Cliff Rosenberger had said last week that he would wait to resign amid an FBI probe, but will now resign immediately, an Ohio GOP spokesman said. Rosenberger announced his resignation Tuesday after learning that the FBI was looking into expensive trips he took.
Ohio Speaker to resign immediately
Though Rosenberger originally said he would wait until May 1 to resign, his resignation is now effective immediately following pressure from fellow Republicans including the number two in the Ohio House. Ohio House GOP spokesman Brad Miller said that the Speaker Pro Tempore Kirk Schuring, R-Canton, believed it would be best for Rosenberger to step down immediately.
Rosenberger had originally said he would wait until May 1, but was met with pressure to step down immediately. Schuring, his temporary successor, gave the big push.
Rosenberger, 37, told the Dayton Daily News that he had retained an attorney after learning that the FBI was asking questions about him. The former Speaker said he believed he did nothing wrong during his tenure.
“First and foremost, I believe that all of my actions as speaker have been both ethical and lawful,” he said in a statement this week.
The Bureau is reportedly looking into lavish expenditures on Rosenberger’s housing and travel. The FBI is said to be probing his Columbus condo rental, which Rosenberger rents from a Republican mega-donor who has contributed $50,000 to his campaigns.

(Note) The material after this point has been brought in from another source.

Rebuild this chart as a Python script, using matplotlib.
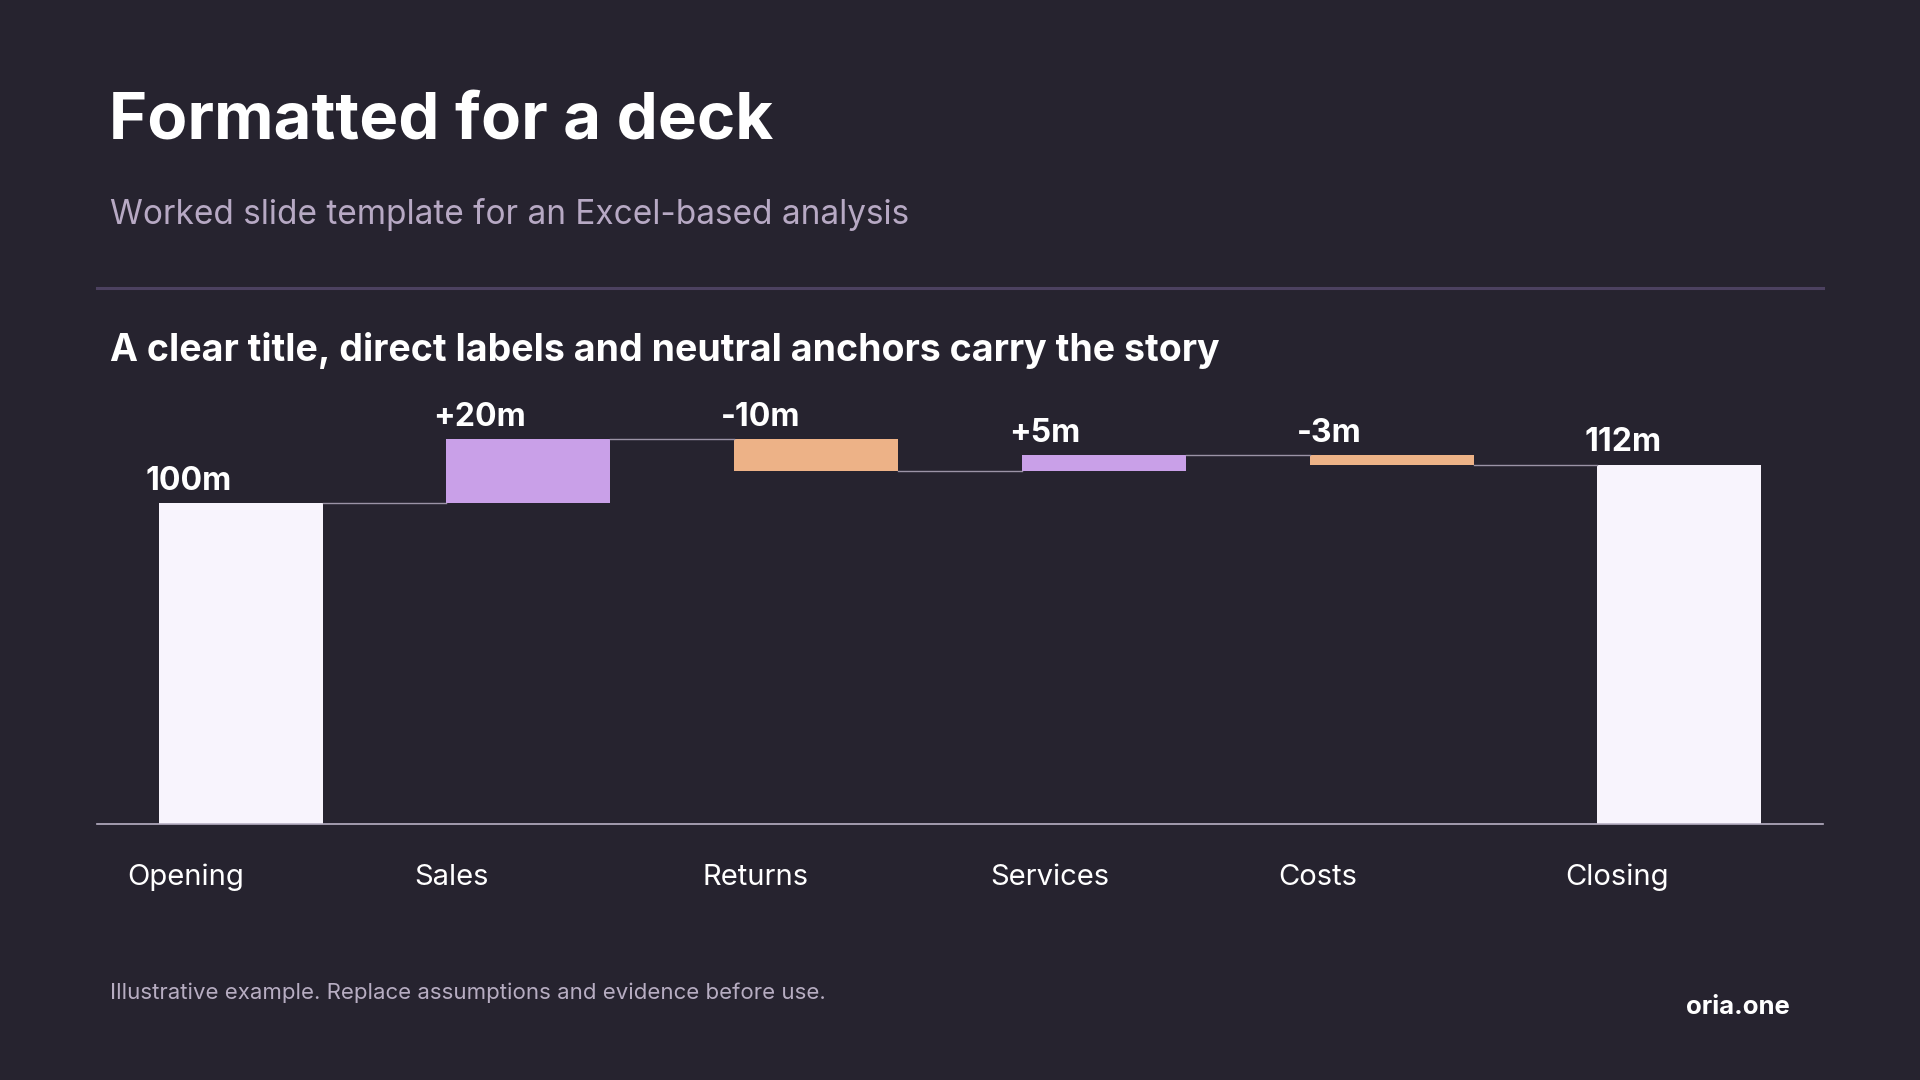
import matplotlib
matplotlib.use("Agg")
import matplotlib.pyplot as plt
from matplotlib.lines import Line2D

categories = ["Opening", "Sales", "Returns", "Services", "Costs", "Closing"]
values = [100, 20, -10, 5, -3, 112]
labels = ["100m", "+20m", "-10m", "+5m", "-3m", "112m"]
kinds = ["total", "delta", "delta", "delta", "delta", "total"]

BG = "#26232f"
TOTAL_C = "#f8f4fd"
POS_C = "#c9a0e8"
NEG_C = "#edb287"
plt.rcParams['font.family'] = ['Inter', 'DejaVu Sans']

W, H = 1568, 882
fig = plt.figure(figsize=(19.2, 10.8), dpi=100, facecolor=BG)
def fx(x): return x / W
def fy(y): return 1 - y / H

fig.text(fx(89), fy(100), "Formatted for a deck", color="white", fontsize=47, fontweight="bold", va="center")
fig.text(fx(90), fy(175), "Worked slide template for an Excel-based analysis", color="#b7a9c4", fontsize=24, va="center")
fig.add_artist(Line2D([fx(79), fx(1489)], [fy(235), fy(235)], color="#4c4160", lw=2.2, transform=fig.transFigure))
fig.text(fx(90), fy(286), "A clear title, direct labels and neutral anchors carry the story", color="white", fontsize=27, fontweight="bold", va="center")
fig.text(fx(90), fy(811), "Illustrative example. Replace assumptions and evidence before use.", color="#b7adc2", fontsize=16, va="center")
fig.text(fx(1462), fy(823), "oria.one", color="white", fontsize=18.5, fontweight="bold", va="center", ha="right")

ax = fig.add_axes([fx(79), fy(673), fx(1489) - fx(79), fy(330) - fy(673)])
ax.set_facecolor(BG)
ax.set_xlim(-0.5, len(categories) - 0.5)
ax.set_ylim(0, 343 / 2.62)
bw = 0.57
running = 0
for i, (v, k, lab) in enumerate(zip(values, kinds, labels)):
    if k == "total":
        bottom, height, color = 0, v, TOTAL_C
        running = v
        top = v
    else:
        if v >= 0:
            bottom, height, color = running, v, POS_C
        else:
            bottom, height, color = running + v, -v, NEG_C
        running += v
        top = bottom + height
    ax.bar(i, height, bottom=bottom, width=bw, color=color, linewidth=0)
    if i < len(values) - 1:
        ax.plot([i + bw / 2, i + 1 - bw / 2], [running, running], color="#9b93a6", lw=1)
    ax.text(i - bw / 2 - 0.045, top + 2, lab, color="white", fontsize=23, fontweight="bold", ha="left", va="bottom")
    ax.text(i - 0.395, -16.5, categories[i], color="white", fontsize=21, ha="left", va="center", clip_on=False)

for s in ["top", "right", "left"]:
    ax.spines[s].set_visible(False)
ax.spines["bottom"].set_color("#b8b0c4")
ax.spines["bottom"].set_linewidth(1.2)
ax.set_xticks([])
ax.set_yticks([])

fig.savefig("out.png", dpi=100, facecolor=BG)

Rosenberger also took trips to England, France, Italy, and Israel that were reportedly paid for by payday lending firms that may have been looking to influence the business of the legislature. Of particular interest is a four-day trip to London in August of 2017 that was paid for by GOPAC, which endorses Republican candidates for state legislature.
Two lobbyists from the payday lending industry accompanied Rosenberger on the trip. The Ohio House is debating an anti-corruption bill, House Bill 123, that looks to crack down on fraud in payday lending.
Officials in the industry have been reportedly trying to mitigate or obstruct the bill for more than a year. The bill, which was in committee last week, will move onto the House floor in May, according to Schuring.
Who will replace him?
The news of Rosenberger’s resignation was followed quickly by a discussion of whether to elect an interim Speaker to finish out the year. The GOP-controlled House will likely choose a new Speaker in the next few weeks.
State lawmakers said that several representatives have already thrown their hat in the ring. Reps. Ryan Smith, Dorothy Pelanda, Andy Thompson and Jim Butler have all begun to vie for the role.
Rosenberger joined the Ohio House in 2011 and assumed the Speakership in 2015, becoming the youngest-ever person to fill the role and the first Asian-American.